1.4 billion email addresses leaked by spammers

Most of the big leaks you read about in the news will usually be the result of some very sophisticated hacking, with everyone from Yahoo to the NHS falling victim to the perseverance and skill of hackers. Sometimes however, information can be leaked in a much more simplistic way, it can even happen as a result of someone being a tad careless when it comes to setting up a backup. When Chris Vickery and Steve Ragan, both of whom work in the cyber security industry, found themselves stumbling across a database that appeared to have over a billion records, chances are they probably couldn’t believe what they were seeing.

There was no username or password required to access the huge amounts of data, in fact there was no encryption at all, which meant the entire database was left entirely open and exposed.

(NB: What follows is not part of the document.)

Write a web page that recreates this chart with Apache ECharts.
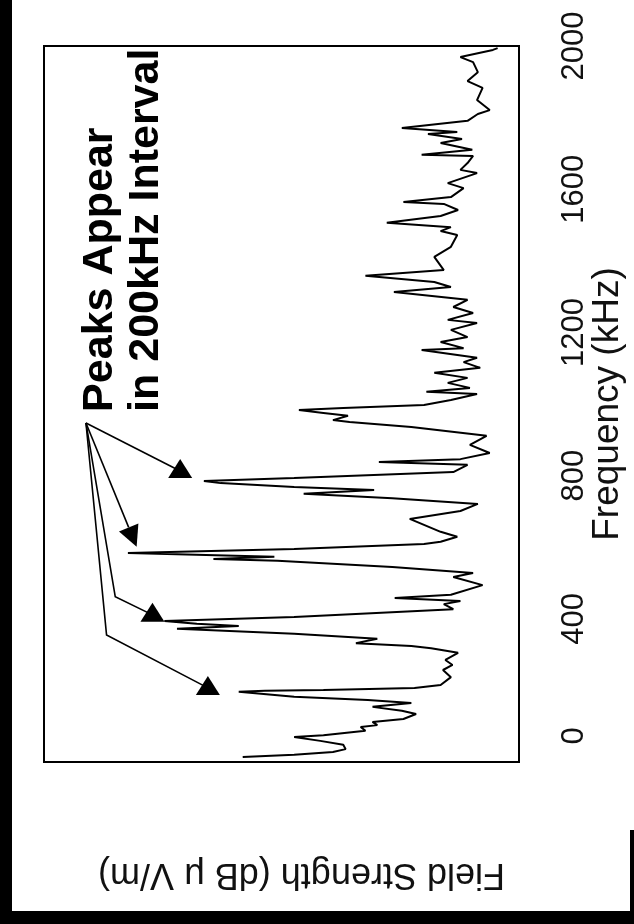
<!DOCTYPE html>
<html>
<head>
<meta charset="utf-8">
<script src="https://cdn.jsdelivr.net/npm/echarts@6/dist/echarts.min.js"></script>
<style>
html,body{margin:0;padding:0;background:#fff;}
#c{width:634px;height:924px;}
</style>
</head>
<body>
<div id="c"></div>
<script>
// Frequency (kHz) of each traced point, increasing
const frequencyKHz = [
  14,20,28,36,48,59,70,75,87,98,
  103,112,120,134,143,154,165,173,182,196,
  199,201,207,215,237,257,271,285,305,318,
  324,332,344,358,372,380,386,394,405,427,
  441,450,458,467,494,517,528,545,562,567,
  573,584,595,609,615,629,643,679,701,721,
  737,749,760,768,779,785,793,810,830,838,
  846,863,886,911,936,950,955,967,975,983,
  989,997,1011,1028,1034,1045,1059,1073,1087,1101,
  1117,1129,1151,1156,1173,1187,1207,1226,1235,1254,
  1271,1291,1313,1327,1341,1358,1374,1411,1439,1472,
  1483,1494,1506,1525,1542,1559,1564,1578,1603,1617,
  1645,1654,1673,1693,1696,1710,1729,1740,1754,1760,
  1771,1791,1810,1821,1849,1883,1902,1927,1955,1969,
  1989,1994
];
// Field strength (dB uV/m, relative scale) at each point
const fieldStrength = [
  34.9,28.4,23.5,21.9,22.2,25.1,28.4,24.7,19.4,20.0,
  17.9,18.5,14.6,13.0,14.8,18.5,13.6,19.1,28.4,35.4,
  32.1,24.7,13.2,9.9,8.6,9.6,8.4,9.3,7.7,11.1,
  13.6,20.6,17.9,28.4,43.2,35.4,40.7,44.8,28.4,8.3,
  9.5,7.4,15.7,8.6,4.6,8.3,5.8,16.0,30.5,38.6,
  30.9,49.4,28.4,12.0,9.9,7.8,9.9,13.8,7.4,5.2,
  16.0,27.2,18.3,28.4,37.7,39.8,28.4,8.3,6.5,17.7,
  7.4,3.7,6.2,4.1,13.6,21.4,23.5,21.6,24.7,27.8,
  22.2,12.0,8.6,5.3,11.7,6.2,9.0,6.5,10.7,4.9,
  7.0,5.3,12.3,7.0,9.9,6.5,8.6,5.3,9.0,5.8,
  8.3,6.5,15.8,8.6,10.7,19.4,9.5,10.7,8.6,7.8,
  9.9,8.6,16.7,9.9,7.7,9.5,14.6,8.6,7.0,9.0,
  5.3,7.4,6.5,5.8,12.3,5.9,9.9,7.2,11.5,7.8,
  14.8,6.5,5.2,3.7,5.3,4.6,6.5,5.2,5.8,7.4,
  3.3,2.7
];
const freqTicks = [0, 400, 800, 1200, 1600, 2000];
const freqTitle = 'Frequency (kHz)';
const fieldTitle = 'Field Strength (dB \u03bc V/m)';
const noteLines = ['Peaks Appear', 'in 200kHz Interval'];

// annotation anchors in data units [field strength, frequency]
const noteAnchor = [55.8, 978];
const arrowApex = [54.7, 947];
const arrowUpright = [            // arrows ending in an upright triangle
  {bends: [], head: [42.8, 813]},
  {bends: [[51.0, 462]], head: [46.3, 411]},
  {bends: [[52.1, 355]], head: [39.3, 207]}
];
const arrowPointed = {tip: [48.3, 601]}; // arrow with head along its line

const chart = echarts.init(document.getElementById('c'), null, {renderer: 'canvas'});
const FONT = '"Liberation Sans", Arial, Helvetica, sans-serif';

chart.setOption({
  animation: false,
  backgroundColor: '#fff',
  grid: {left: 44, right: 104, top: 46, bottom: 162, show: true,
         borderColor: '#000', borderWidth: 2, backgroundColor: 'transparent'},
  xAxis: {
    type: 'value', min: 0, max: 60, inverse: true,
    axisLine: {show: true, onZero: false, lineStyle: {color: '#000', width: 2}},
    axisTick: {show: false}, axisLabel: {show: false}, splitLine: {show: false},
    name: fieldTitle, nameLocation: 'middle', nameRotate: 180, nameGap: 94,
    nameMoveOverlap: false,
    nameTextStyle: {fontFamily: FONT, fontSize: 36, color: '#111', padding: [0, 40, 0, 0]}
  },
  yAxis: {
    type: 'value', min: freqTicks[0], max: freqTicks[freqTicks.length - 1], interval: 400,
    position: 'right',
    axisLine: {show: true, onZero: false, lineStyle: {color: '#000', width: 2}},
    axisTick: {show: false}, splitLine: {show: false},
    axisLabel: {rotate: 90, margin: 40, fontFamily: FONT, fontSize: 31, color: '#111',
                formatter: v => freqTicks.indexOf(v) < 0 ? '' : (v === freqTicks[0] ? '{m|' + v + '}' : String(v)),
                rich: {m: {fontFamily: FONT, fontSize: 31, color: '#111', padding: [0, 0, 0, 52]}}},
    name: freqTitle, nameLocation: 'middle', nameRotate: 90, nameGap: 70,
    nameMoveOverlap: false,
    nameTextStyle: {fontFamily: FONT, fontSize: 37, color: '#111'}
  },
  series: [{
    type: 'line',
    data: frequencyKHz.map((f, i) => [fieldStrength[i], f]),
    showSymbol: false, symbol: 'none',
    lineStyle: {color: '#000', width: 2},
    z: 5
  }]
});

function drawGraphics() {
  const P = p => chart.convertToPixel({gridIndex: 0}, p);
  const g = [];
  // scanned page edges
  g.push({type: 'rect', shape: {x: 0, y: 0, width: 12, height: 924}, style: {fill: '#000'}, z: 100});
  g.push({type: 'rect', shape: {x: 0, y: 911, width: 634, height: 13}, style: {fill: '#000'}, z: 100});
  g.push({type: 'rect', shape: {x: 630, y: 830, width: 4, height: 94}, style: {fill: '#000'}, z: 100});

  const apex = P(arrowApex);
  arrowUpright.forEach(a => {
    const pts = [apex].concat(a.bends.map(P));
    const h = P(a.head);
    pts.push(h);
    g.push({type: 'polyline', shape: {points: pts}, style: {stroke: '#000', lineWidth: 1.6, fill: null}, z: 10});
    g.push({type: 'polygon', shape: {points: [[h[0], h[1] - 12], [h[0] - 12, h[1] + 7], [h[0] + 12, h[1] + 7]]},
            style: {fill: '#000'}, z: 11});
  });
  const t = P(arrowPointed.tip);
  const dx = t[0] - apex[0], dy = t[1] - apex[1], len = Math.hypot(dx, dy);
  const ux = dx / len, uy = dy / len;
  const bx = t[0] - 21 * ux, by = t[1] - 21 * uy;
  g.push({type: 'polyline', shape: {points: [apex, [bx, by]]}, style: {stroke: '#000', lineWidth: 1.6, fill: null}, z: 10});
  g.push({type: 'polygon', shape: {points: [t, [bx - 10.5 * uy, by + 10.5 * ux], [bx + 10.5 * uy, by - 10.5 * ux]]},
          style: {fill: '#000'}, z: 11});

  const na = P(noteAnchor);
  g.push({type: 'text', x: na[0], y: na[1], rotation: Math.PI / 2, z: 12,
          style: {text: noteLines.join('\n'), fontFamily: FONT, fontWeight: 'bold', fontSize: 43,
                  lineHeight: 46, fill: '#000', align: 'left', verticalAlign: 'top',
                  textAlign: 'left', textVerticalAlign: 'top'}});
  chart.setOption({graphic: g});
}
drawGraphics();
</script>
</body>
</html>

Vickery has since stated that the data they discovered was from a group or organisation that went by the name of ‘River City Media’ (RCM). He went on to say that the group sent up to a billion emails every single day. In addition to discovering all of the email addresses on the list, the leak also contained some physical addresses. Additionally, Vickery and Ragan came across a number of detailed documents which exposed how RCM run their spam operation.

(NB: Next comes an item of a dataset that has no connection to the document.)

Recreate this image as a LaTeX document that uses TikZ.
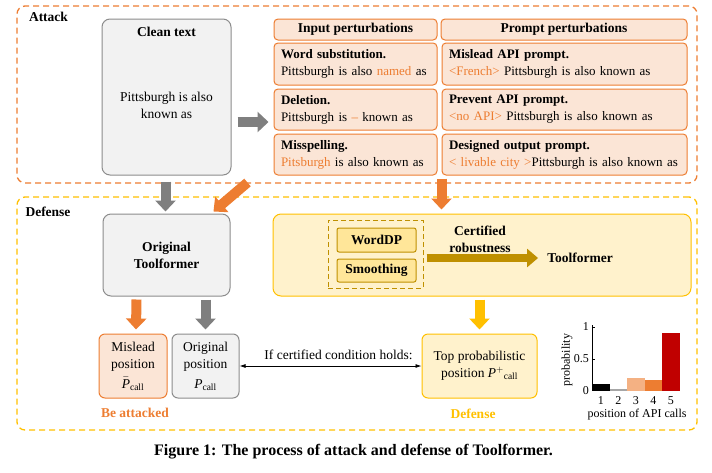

A few of those documents made for particularly interesting reading because they showcased just how much money can be made from spamming. A text reference found by the pair showed that in one day of activity, the group specifically targeted users of Gmail and AOL by sending 33 million emails. The total amount made from the activity came to a huge $36,000.

Quite how the group, which is supposedly made up of just 12, managed to amass a mailing list so big and send emails in such quantities every day can only be explained through illegal hacking techniques. Vickery believes it was those techniques, along with many years of research and automation, that has allowed the spammers to expand their operation. They are also likely to come across emails from other spammers who share their databases once hackers dump them online.

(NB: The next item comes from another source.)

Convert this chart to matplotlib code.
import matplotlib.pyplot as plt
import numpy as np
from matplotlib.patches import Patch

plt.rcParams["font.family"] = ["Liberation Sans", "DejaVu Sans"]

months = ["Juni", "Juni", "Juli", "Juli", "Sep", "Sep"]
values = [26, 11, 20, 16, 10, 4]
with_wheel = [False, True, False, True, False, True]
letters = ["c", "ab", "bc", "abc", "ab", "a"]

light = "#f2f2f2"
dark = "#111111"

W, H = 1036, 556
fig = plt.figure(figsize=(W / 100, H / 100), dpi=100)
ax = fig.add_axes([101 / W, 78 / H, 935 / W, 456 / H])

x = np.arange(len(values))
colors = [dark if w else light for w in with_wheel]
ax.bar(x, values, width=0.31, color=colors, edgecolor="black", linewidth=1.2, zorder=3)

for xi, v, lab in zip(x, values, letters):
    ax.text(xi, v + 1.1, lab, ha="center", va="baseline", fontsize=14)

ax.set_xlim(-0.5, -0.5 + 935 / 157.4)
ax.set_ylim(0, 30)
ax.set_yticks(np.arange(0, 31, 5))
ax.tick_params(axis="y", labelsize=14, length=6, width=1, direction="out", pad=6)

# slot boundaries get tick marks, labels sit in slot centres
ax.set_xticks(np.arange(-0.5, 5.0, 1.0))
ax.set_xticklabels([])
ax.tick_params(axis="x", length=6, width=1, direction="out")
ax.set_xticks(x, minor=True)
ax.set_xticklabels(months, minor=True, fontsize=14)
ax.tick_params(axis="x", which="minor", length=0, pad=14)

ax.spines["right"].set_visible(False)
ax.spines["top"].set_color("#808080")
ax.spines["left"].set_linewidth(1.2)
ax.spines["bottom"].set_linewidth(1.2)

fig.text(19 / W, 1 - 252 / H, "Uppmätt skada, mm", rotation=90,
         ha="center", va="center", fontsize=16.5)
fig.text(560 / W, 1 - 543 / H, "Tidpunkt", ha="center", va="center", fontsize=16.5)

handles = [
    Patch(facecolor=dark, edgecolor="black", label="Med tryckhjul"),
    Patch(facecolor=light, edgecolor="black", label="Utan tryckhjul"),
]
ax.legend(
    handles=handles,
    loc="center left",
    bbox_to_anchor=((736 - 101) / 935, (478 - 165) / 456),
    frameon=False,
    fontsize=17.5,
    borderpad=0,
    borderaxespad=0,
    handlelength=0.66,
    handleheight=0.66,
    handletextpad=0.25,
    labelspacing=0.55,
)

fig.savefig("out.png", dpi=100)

It goes some way towards explaining how your email account gets so clogged up with emails from people who are trying to sell you pretty much anything you can think of. Even if you are extremely careful about who you share your email address with, all it takes is one of the legitimate services who have your email address on record to get hacked, and you can expect to start receiving spam.

A leak of personal information on this scale can be incredibly nerve wracking, and although the leak meant that RCM have been blacklisted, it’s fair to assume that there are plenty of other people who came across their data too, and some of those could be sophisticated hackers.